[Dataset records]
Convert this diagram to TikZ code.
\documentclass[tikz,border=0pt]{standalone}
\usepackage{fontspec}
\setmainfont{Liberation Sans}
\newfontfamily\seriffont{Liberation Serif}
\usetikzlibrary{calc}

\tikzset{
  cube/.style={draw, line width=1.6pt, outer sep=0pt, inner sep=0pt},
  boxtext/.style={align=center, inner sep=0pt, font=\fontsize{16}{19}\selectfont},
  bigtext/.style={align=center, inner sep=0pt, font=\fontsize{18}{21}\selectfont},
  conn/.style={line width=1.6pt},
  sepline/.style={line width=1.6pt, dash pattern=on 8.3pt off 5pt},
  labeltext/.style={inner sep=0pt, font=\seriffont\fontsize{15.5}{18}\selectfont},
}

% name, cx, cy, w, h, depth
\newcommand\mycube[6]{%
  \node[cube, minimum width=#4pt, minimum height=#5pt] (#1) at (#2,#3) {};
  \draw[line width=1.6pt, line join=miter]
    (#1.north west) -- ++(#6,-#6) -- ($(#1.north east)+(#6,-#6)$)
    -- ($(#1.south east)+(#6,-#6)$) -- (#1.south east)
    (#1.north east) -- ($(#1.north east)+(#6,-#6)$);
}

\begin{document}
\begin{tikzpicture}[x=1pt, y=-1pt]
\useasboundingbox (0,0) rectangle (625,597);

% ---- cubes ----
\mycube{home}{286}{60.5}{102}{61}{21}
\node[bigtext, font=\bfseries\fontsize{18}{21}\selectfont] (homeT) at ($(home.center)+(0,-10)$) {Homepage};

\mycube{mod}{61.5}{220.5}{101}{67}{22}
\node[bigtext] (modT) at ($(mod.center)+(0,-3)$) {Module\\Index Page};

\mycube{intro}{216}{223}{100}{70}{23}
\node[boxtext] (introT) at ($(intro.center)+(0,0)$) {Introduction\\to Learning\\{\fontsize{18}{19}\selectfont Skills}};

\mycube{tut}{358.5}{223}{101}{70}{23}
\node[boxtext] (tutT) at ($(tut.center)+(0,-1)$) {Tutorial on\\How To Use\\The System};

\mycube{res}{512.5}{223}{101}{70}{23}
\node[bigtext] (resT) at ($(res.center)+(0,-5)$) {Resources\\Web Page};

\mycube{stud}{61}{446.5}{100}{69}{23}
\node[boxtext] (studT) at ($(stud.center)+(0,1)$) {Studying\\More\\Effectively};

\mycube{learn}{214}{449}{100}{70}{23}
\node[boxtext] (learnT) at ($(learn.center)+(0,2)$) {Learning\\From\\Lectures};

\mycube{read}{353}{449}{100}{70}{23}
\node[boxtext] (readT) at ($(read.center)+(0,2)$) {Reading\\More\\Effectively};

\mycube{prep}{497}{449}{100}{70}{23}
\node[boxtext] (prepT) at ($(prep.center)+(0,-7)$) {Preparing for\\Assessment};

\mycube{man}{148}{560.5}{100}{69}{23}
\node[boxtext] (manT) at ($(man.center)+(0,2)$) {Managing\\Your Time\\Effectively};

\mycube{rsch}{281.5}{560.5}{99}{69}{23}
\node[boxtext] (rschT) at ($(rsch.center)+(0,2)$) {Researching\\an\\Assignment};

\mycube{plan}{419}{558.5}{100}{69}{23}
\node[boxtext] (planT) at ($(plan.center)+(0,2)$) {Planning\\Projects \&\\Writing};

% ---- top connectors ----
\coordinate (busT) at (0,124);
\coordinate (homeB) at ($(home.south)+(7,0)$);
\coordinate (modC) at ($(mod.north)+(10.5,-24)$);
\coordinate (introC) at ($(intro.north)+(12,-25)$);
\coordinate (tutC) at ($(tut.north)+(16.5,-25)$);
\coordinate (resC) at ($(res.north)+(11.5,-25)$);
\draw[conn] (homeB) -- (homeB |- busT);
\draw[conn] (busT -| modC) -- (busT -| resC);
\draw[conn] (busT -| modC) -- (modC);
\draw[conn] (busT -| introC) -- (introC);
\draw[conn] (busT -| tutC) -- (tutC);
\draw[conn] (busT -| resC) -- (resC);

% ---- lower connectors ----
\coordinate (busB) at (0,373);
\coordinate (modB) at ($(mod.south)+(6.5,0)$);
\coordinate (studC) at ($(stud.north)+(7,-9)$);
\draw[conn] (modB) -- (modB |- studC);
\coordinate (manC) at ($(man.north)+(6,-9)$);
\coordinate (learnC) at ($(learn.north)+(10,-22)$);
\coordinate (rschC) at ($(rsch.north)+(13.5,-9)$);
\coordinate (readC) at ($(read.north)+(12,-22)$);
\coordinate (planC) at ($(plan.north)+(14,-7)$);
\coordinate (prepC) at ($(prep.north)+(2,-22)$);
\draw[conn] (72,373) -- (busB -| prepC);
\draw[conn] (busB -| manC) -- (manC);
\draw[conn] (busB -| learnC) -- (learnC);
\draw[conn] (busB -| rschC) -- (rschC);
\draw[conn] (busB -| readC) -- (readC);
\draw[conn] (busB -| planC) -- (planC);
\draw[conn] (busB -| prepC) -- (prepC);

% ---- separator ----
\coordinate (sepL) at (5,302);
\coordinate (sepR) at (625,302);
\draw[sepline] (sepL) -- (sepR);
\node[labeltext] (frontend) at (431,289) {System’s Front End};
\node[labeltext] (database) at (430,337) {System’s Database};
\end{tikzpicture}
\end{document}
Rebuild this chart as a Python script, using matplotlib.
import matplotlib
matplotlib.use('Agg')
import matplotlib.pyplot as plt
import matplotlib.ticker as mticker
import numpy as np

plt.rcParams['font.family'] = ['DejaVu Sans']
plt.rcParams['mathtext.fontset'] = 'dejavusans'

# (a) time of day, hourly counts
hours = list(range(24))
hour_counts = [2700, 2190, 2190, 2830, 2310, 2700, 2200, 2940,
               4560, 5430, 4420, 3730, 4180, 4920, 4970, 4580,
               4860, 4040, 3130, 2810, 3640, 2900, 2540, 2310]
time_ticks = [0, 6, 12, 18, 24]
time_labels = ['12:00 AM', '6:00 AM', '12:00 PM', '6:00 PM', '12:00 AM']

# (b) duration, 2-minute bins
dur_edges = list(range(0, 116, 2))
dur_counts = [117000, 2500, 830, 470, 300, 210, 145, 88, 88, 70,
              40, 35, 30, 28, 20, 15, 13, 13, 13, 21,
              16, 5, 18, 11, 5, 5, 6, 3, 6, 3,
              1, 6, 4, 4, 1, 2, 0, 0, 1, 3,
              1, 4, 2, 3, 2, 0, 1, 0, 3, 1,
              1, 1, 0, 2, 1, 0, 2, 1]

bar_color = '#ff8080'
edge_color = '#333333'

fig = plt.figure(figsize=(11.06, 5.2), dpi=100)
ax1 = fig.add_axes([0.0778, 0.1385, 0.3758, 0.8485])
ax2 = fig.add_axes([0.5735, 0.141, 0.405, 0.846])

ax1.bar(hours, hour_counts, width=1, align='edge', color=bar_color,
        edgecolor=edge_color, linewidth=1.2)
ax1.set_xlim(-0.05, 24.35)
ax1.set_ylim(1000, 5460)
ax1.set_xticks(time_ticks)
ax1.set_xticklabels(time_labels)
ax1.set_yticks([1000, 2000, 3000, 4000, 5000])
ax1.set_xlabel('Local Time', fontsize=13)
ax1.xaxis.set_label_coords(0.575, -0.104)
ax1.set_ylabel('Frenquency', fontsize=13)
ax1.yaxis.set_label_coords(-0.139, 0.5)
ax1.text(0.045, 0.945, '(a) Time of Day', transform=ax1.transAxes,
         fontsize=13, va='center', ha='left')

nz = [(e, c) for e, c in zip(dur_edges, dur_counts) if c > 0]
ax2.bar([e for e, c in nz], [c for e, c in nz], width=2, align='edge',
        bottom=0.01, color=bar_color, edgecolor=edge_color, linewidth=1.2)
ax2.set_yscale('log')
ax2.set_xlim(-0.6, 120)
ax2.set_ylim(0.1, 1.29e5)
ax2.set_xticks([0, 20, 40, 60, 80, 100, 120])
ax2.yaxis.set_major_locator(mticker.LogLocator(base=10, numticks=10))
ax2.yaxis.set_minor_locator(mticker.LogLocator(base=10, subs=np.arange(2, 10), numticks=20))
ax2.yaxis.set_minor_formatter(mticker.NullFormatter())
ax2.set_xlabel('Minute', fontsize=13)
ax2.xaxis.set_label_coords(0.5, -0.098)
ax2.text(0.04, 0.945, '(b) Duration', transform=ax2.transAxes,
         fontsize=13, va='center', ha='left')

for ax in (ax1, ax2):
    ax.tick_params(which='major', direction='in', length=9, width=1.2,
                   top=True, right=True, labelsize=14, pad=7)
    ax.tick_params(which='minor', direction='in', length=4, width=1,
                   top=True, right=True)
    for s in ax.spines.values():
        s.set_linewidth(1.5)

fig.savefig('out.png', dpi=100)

• [Your instructions] Above are the entries. Output exactly the lines beginning with the line that has "Rebuild this chart" and ending with the line that has "plt.rcParams['mathtext.fontset'] = 'dejavusans'".

• [Solution to the problem]
Rebuild this chart as a Python script, using matplotlib.
import matplotlib
matplotlib.use('Agg')
import matplotlib.pyplot as plt
import matplotlib.ticker as mticker
import numpy as np

plt.rcParams['font.family'] = ['DejaVu Sans']
plt.rcParams['mathtext.fontset'] = 'dejavusans'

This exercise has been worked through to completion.